Problem requirements: The required output consists solely of the lines from the one containing "Emit a Python" down to the one containing "plt.rcParams['mathtext.default'] = 'regular'", both included, each quoted exactly.

Dataset records:
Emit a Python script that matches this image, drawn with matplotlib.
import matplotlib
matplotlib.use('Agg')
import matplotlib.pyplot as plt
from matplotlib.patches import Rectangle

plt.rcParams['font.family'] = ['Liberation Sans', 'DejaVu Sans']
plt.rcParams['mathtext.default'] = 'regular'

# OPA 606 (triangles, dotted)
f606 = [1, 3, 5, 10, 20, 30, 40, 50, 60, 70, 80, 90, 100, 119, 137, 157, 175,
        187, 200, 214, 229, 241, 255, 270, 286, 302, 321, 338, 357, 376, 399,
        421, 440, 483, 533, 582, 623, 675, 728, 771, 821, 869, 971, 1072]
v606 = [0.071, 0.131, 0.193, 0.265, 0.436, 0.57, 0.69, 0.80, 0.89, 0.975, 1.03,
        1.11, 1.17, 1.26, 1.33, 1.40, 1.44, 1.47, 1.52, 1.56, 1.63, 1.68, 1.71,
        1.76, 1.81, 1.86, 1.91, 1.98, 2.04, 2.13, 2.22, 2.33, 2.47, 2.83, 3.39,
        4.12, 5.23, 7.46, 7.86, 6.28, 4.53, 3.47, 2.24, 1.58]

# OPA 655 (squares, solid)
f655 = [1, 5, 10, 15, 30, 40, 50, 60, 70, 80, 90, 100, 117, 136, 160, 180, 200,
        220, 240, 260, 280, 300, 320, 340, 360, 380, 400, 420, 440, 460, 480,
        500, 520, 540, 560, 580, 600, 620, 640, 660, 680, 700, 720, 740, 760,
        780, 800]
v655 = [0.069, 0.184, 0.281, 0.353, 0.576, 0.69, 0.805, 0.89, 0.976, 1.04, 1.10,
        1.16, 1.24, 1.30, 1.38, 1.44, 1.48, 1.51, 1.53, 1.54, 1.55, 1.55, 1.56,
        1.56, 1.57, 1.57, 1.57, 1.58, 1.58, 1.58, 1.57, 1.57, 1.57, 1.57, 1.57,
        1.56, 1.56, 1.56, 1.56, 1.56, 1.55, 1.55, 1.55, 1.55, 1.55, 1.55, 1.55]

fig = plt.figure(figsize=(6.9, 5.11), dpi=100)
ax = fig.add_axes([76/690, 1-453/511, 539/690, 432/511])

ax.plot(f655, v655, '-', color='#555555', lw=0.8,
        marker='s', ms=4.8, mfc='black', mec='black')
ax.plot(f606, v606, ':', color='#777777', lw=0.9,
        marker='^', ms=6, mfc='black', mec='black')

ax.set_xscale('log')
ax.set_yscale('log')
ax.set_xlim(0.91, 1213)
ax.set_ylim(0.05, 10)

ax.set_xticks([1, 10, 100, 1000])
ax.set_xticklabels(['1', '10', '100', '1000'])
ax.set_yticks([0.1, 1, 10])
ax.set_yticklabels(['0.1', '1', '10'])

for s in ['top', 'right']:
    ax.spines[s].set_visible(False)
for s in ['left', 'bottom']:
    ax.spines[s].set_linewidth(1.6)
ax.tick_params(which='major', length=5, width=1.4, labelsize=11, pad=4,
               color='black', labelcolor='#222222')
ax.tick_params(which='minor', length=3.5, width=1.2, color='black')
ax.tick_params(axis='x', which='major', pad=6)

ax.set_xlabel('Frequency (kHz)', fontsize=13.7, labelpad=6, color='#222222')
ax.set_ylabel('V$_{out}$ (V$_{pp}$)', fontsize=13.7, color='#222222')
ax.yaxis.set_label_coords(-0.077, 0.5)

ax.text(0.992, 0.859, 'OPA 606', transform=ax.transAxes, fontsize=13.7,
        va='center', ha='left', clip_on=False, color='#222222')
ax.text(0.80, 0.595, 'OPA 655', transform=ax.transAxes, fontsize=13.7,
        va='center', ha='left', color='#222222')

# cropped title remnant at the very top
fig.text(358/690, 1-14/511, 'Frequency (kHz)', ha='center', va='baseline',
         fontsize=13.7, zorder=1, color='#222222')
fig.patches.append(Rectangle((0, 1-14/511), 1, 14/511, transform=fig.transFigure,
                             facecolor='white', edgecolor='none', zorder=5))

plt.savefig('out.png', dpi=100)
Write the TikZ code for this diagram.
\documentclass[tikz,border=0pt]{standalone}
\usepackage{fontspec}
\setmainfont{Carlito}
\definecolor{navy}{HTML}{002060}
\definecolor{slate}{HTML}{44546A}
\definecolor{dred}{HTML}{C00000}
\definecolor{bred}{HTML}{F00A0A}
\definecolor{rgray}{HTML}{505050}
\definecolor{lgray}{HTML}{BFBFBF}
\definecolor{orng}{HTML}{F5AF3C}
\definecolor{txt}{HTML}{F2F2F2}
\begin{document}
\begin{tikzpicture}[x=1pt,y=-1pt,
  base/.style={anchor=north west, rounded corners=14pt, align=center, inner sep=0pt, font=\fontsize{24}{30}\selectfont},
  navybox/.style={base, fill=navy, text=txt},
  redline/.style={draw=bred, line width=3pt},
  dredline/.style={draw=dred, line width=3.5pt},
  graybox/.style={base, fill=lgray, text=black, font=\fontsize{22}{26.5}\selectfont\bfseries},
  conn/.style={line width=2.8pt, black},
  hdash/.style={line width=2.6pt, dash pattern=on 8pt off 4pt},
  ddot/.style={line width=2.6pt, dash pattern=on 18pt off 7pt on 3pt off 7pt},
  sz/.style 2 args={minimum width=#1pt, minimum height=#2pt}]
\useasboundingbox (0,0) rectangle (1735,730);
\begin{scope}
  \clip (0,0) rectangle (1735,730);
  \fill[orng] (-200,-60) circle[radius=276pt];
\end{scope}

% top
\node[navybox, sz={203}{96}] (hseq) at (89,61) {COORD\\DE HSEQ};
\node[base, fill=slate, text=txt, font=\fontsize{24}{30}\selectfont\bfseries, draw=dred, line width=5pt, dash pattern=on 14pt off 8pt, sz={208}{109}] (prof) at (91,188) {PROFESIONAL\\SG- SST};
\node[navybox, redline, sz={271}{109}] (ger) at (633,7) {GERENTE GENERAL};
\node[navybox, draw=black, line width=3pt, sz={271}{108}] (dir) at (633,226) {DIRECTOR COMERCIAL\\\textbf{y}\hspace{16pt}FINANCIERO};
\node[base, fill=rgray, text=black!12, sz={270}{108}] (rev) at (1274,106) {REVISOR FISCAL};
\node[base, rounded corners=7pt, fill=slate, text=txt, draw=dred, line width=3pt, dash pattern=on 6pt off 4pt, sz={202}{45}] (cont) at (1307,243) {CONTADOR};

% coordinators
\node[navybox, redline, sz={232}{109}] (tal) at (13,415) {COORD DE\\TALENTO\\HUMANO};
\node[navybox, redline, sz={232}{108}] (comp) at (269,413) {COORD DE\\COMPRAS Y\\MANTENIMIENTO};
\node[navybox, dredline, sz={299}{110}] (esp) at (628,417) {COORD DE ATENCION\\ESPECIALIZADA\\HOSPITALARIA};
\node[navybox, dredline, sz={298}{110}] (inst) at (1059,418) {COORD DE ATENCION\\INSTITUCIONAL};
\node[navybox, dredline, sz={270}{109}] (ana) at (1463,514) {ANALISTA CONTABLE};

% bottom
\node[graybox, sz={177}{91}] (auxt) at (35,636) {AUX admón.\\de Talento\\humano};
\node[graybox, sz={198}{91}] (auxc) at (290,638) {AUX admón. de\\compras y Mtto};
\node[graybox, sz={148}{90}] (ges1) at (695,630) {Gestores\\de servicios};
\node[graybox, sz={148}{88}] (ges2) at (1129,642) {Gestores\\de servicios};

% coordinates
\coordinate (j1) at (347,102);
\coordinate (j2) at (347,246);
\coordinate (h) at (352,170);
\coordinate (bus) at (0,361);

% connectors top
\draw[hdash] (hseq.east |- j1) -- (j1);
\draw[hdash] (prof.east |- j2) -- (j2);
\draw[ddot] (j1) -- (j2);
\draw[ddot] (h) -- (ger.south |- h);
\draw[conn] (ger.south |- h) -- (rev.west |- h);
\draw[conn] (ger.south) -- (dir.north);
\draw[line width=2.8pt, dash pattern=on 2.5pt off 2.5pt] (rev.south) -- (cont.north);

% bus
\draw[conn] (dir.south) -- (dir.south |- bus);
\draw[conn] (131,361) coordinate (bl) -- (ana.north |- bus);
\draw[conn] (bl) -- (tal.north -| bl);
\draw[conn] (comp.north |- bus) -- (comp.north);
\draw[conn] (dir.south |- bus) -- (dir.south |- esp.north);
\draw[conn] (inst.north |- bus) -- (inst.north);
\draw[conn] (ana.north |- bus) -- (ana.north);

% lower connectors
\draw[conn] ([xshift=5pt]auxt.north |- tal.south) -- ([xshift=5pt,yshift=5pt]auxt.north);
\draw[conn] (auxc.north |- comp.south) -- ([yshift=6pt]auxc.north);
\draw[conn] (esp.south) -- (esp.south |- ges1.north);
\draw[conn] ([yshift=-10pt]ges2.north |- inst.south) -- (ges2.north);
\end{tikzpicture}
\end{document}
* * *
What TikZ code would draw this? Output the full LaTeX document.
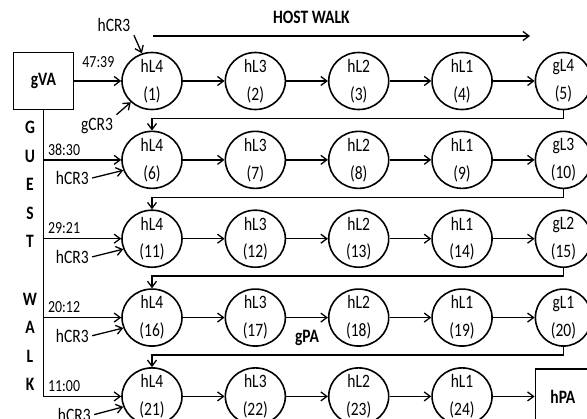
---
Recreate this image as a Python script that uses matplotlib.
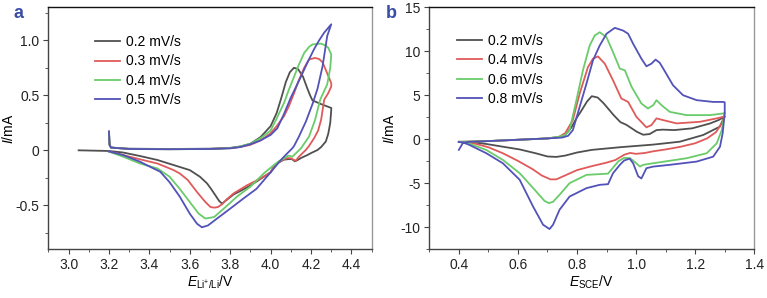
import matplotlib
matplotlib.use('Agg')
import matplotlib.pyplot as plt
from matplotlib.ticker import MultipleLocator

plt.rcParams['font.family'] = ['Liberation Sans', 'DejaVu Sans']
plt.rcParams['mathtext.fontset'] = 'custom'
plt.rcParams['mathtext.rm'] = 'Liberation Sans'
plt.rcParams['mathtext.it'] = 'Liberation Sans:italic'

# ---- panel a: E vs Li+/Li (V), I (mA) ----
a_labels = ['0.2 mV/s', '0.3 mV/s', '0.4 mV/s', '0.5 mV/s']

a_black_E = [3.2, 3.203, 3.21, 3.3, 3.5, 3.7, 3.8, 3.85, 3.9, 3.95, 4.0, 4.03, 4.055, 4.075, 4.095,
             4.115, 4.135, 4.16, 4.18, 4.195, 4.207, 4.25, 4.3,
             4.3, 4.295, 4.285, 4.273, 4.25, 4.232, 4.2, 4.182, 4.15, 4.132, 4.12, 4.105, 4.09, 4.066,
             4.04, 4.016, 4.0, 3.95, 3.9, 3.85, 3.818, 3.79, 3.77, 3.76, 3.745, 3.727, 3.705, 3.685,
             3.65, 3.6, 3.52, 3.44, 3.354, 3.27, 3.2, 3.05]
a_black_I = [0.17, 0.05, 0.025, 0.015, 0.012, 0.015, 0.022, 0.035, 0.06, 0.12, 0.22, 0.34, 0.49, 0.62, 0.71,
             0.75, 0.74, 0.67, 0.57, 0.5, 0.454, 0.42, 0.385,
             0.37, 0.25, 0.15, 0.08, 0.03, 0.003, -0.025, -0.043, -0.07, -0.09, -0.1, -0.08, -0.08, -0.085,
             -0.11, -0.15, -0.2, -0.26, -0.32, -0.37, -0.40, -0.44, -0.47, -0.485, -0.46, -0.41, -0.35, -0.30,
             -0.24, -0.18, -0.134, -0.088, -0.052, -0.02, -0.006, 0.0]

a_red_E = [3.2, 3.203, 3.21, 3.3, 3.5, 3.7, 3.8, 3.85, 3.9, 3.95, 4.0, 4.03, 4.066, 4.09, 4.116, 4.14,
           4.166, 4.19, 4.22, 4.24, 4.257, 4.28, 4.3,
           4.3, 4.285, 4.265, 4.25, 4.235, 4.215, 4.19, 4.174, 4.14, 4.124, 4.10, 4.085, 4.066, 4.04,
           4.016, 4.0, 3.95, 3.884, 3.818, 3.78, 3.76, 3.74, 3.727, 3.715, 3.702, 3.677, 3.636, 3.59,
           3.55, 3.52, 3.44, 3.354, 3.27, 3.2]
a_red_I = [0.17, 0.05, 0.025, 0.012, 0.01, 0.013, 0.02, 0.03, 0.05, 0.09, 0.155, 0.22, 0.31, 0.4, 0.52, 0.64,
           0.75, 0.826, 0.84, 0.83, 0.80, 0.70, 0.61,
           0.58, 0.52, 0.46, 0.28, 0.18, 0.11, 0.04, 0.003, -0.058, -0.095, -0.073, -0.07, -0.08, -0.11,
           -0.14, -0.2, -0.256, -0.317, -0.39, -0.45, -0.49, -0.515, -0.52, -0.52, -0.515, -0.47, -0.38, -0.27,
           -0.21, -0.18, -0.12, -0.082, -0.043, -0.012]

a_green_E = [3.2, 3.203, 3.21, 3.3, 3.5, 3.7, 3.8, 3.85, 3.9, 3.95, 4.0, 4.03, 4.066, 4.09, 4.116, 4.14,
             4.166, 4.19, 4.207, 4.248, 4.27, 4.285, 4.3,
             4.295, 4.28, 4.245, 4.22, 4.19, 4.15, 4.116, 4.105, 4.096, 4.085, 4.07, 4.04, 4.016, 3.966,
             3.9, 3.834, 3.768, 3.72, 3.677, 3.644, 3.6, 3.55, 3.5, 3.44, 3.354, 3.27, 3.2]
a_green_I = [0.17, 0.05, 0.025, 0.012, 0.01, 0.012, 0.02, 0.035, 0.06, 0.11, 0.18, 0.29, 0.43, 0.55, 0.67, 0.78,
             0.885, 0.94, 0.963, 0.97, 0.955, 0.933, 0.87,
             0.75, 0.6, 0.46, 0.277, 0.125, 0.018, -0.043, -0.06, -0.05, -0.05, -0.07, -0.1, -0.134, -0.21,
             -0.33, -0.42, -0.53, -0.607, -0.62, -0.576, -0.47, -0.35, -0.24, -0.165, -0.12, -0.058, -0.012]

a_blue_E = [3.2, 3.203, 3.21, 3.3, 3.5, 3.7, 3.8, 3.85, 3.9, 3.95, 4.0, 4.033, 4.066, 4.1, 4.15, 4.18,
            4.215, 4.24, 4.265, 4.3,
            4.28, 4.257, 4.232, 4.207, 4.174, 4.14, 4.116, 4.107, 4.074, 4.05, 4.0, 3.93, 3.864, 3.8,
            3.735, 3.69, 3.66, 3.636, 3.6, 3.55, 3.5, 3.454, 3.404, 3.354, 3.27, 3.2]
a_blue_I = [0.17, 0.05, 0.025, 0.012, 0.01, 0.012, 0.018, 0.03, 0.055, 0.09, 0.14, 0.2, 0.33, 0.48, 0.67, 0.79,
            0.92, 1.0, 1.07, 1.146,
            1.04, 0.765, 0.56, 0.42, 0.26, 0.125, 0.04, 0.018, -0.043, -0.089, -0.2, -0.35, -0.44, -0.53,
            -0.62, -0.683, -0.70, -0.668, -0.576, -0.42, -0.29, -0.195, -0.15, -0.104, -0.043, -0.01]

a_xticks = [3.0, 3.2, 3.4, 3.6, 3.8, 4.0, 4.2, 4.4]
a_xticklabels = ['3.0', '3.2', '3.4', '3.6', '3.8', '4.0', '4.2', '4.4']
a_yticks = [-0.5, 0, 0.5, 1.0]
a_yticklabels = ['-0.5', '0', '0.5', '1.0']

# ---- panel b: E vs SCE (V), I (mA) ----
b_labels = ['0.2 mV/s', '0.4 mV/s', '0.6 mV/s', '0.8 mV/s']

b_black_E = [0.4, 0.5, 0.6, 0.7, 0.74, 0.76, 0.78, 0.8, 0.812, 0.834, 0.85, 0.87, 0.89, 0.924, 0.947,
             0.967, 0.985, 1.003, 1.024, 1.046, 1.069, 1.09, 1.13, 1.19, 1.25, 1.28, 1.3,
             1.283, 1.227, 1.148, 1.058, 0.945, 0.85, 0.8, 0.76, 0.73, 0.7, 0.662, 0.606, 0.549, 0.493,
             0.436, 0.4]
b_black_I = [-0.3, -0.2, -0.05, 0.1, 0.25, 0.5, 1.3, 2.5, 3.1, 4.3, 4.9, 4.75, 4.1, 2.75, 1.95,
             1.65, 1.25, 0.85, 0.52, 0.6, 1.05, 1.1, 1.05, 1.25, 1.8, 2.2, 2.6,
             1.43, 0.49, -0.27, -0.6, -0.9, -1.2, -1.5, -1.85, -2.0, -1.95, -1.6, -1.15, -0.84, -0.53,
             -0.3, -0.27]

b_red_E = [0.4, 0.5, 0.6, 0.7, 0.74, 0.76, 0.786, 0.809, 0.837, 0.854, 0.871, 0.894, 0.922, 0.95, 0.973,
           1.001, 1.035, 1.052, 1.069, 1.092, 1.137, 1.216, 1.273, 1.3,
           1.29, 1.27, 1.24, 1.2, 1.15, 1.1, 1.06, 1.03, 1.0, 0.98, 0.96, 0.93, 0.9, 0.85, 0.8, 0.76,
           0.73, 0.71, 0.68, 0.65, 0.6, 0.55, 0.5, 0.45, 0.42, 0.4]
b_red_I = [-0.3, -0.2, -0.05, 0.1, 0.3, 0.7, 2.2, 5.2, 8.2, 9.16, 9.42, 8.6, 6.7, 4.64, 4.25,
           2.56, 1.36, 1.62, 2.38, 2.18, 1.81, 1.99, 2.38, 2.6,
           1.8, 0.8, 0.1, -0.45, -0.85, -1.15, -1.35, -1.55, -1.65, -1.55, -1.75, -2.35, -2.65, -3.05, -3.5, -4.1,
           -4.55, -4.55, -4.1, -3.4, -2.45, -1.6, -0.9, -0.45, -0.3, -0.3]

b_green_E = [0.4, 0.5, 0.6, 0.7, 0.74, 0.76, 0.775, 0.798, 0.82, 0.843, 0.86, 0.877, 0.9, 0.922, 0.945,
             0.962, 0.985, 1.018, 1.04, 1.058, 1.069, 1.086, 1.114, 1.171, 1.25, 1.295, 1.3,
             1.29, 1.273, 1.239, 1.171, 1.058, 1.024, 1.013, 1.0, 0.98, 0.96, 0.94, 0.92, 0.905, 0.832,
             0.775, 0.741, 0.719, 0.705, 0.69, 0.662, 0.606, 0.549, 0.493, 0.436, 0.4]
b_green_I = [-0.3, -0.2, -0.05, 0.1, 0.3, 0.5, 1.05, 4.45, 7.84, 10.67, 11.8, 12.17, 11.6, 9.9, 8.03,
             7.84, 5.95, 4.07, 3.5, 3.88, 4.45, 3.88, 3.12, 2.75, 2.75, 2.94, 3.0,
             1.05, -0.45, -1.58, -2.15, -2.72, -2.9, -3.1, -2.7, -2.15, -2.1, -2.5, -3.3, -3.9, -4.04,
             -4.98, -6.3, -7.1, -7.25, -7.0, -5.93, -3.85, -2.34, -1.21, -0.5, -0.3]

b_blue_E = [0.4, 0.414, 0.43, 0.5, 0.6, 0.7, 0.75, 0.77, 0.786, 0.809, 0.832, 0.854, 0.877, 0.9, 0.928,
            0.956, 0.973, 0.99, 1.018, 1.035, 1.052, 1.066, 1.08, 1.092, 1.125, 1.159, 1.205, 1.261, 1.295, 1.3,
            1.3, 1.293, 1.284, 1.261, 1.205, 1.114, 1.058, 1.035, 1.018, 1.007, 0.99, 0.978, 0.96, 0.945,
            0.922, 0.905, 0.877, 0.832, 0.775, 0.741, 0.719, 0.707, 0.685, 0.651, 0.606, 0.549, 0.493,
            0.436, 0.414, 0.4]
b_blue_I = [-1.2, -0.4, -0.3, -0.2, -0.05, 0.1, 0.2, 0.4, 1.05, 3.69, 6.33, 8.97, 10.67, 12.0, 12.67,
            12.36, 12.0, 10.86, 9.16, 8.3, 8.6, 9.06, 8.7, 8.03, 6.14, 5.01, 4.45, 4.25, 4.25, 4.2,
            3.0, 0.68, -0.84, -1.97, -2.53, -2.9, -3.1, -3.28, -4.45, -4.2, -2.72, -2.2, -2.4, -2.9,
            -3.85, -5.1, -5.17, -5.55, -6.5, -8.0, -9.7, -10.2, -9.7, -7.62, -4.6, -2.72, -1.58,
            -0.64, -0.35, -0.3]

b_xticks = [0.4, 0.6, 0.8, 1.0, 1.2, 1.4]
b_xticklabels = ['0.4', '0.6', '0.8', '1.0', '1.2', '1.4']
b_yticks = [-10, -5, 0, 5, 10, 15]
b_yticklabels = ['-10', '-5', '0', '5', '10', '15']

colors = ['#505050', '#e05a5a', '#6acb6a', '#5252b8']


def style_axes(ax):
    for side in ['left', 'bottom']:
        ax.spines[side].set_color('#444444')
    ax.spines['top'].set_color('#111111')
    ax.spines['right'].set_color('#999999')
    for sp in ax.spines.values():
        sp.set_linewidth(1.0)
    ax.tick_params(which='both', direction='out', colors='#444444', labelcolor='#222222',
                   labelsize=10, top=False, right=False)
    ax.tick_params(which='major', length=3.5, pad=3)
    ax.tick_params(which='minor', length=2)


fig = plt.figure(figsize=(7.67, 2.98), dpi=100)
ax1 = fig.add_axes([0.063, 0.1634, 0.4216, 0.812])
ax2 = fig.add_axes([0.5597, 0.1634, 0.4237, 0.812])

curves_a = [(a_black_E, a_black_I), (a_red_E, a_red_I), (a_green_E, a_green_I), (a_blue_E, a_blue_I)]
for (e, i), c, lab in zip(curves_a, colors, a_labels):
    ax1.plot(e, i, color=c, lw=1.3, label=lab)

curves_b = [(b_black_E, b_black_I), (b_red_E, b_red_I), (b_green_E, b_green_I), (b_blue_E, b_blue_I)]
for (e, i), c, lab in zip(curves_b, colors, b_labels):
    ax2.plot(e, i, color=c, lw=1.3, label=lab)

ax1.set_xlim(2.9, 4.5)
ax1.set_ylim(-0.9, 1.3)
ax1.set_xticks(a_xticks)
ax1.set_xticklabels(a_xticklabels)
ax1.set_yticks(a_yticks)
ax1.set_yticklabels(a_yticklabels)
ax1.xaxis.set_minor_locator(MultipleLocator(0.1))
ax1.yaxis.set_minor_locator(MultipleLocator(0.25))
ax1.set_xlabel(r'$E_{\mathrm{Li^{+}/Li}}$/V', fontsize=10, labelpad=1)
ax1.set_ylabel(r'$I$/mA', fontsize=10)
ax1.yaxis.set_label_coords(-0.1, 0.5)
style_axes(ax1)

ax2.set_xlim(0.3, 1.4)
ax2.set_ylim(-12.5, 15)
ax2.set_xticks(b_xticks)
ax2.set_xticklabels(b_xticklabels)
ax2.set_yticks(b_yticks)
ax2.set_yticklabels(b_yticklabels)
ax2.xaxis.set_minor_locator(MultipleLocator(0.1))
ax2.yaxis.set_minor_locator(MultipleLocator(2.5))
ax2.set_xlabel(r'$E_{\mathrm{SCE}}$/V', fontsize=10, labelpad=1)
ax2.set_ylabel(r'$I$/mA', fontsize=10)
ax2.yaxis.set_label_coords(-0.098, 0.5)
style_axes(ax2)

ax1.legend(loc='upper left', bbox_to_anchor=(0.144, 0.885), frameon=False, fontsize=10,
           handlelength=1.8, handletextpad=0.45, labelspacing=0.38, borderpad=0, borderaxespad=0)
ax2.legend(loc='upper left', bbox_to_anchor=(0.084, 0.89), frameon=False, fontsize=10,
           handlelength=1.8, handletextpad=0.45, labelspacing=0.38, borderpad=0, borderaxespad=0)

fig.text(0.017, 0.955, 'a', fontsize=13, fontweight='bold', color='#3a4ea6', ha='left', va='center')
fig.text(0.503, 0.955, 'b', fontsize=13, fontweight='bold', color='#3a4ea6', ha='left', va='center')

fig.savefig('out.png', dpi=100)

Full output:
Emit a Python script that matches this image, drawn with matplotlib.
import matplotlib
matplotlib.use('Agg')
import matplotlib.pyplot as plt
from matplotlib.patches import Rectangle

plt.rcParams['font.family'] = ['Liberation Sans', 'DejaVu Sans']
plt.rcParams['mathtext.default'] = 'regular'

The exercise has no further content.